The two properties that characterize failure detectors:
- Completeness: Every crashed node is eventually suspected by every correct node.
- Accuracy: Correct nodes are rarely suspected of having failed. Perfect accuracy is impossible in asynchronous systems (this is the FLP impossibility result).
The accrual failure detector model, used in Akka and Cassandra, outputs a suspicion level (a probability) rather than a boolean. Instead of “node is down,” you get “node is down with 80% confidence.” Applications can configure their own thresholds based on the cost of false positives vs false negatives.

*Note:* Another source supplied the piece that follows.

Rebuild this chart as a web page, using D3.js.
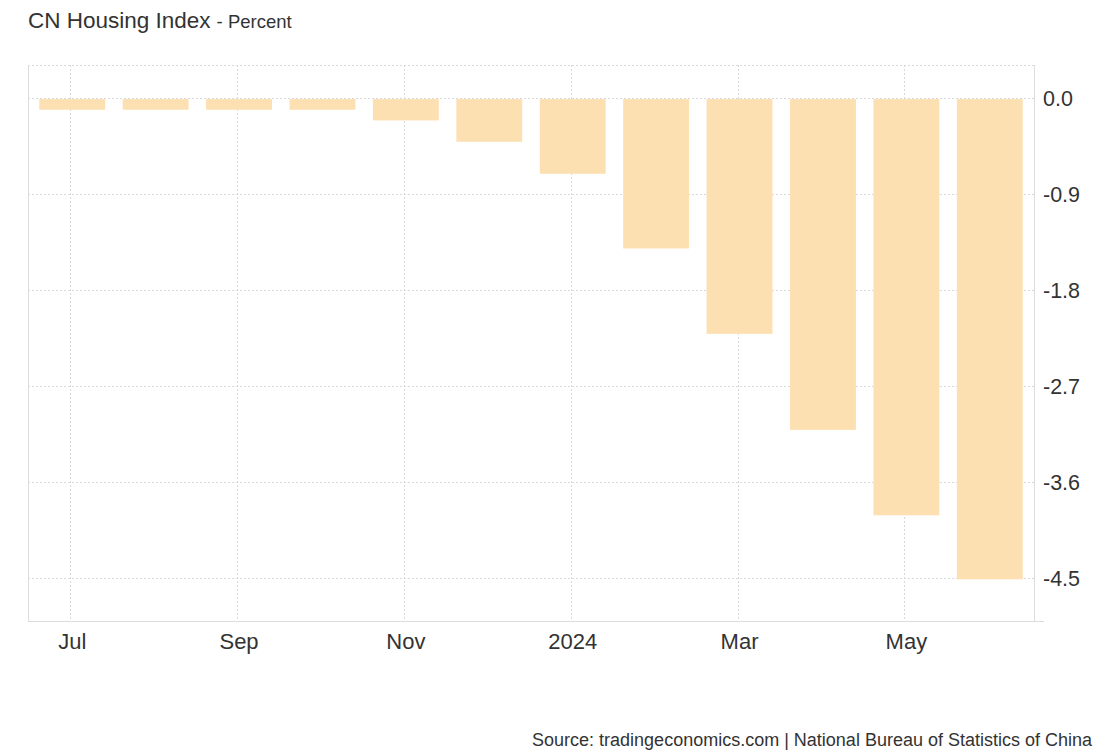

// Accrual failure detector concept
class AccrualFailureDetector {
constructor(threshold = 0.8) {
this.threshold = threshold;
this.heartbeatHistory = new Map();
}
recordHeartbeat(nodeId) {
const now = Date.now();
const history = this.heartbeatHistory.get(nodeId) || [];
history.push(now);
// Keep last N intervals
this.heartbeatHistory.set(nodeId, history.slice(-10));
}
getSuspicionLevel(nodeId) {
const intervals = this.computeIntervals(nodeId);
if (intervals.length < 2) return 0;
const mean = intervals.reduce((a, b) => a + b, 0) / intervals.length;
const variance =
intervals.reduce((sum, i) => sum + Math.pow(i - mean, 2), 0) /
intervals.length;
const stdDev = Math.sqrt(variance);
// Phi Accrual: converts variance into a suspicion probability
return -Math.log10(1 - this.cdf(mean + 2 * stdDev));
}
isAvailable(nodeId) {
return this.getSuspicionLevel(nodeId) < this.threshold;
}
}
Cassandra uses an accrual failure detector based on Phi Accrual. Instead of a fixed timeout, each node dynamically computes a suspicion level based on heartbeat inter-arrival times. When network latency varies, the detector adapts rather than triggering false positives.
Distributed Transactions
Coordinating changes across multiple services or databases is notoriously hard. ACID transactions work within a single database. Across multiple databases, you need coordination.
Saga Pattern
Instead of distributed ACID transactions, sagas coordinate via a sequence of local transactions. Each service completes its local transaction and publishes an event. The next service picks up that event and performs its local transaction.
graph TD
A[Order Service] -->|OrderCreated| B[Payment Service]
B -->|PaymentCompleted| C[Inventory Service]
C -->|InventoryReserved| D[Shipping Service]
D -->|ShipmentScheduled| E[Order Complete]
B -->|PaymentFailed| F[Compensating: Refund]
C -->|ReservationFailed| G[Compensating: Cancel Payment]
If any step fails, compensating transactions undo previous steps. Sagas work well for long-running business processes where immediate consistency is less important than eventual completion.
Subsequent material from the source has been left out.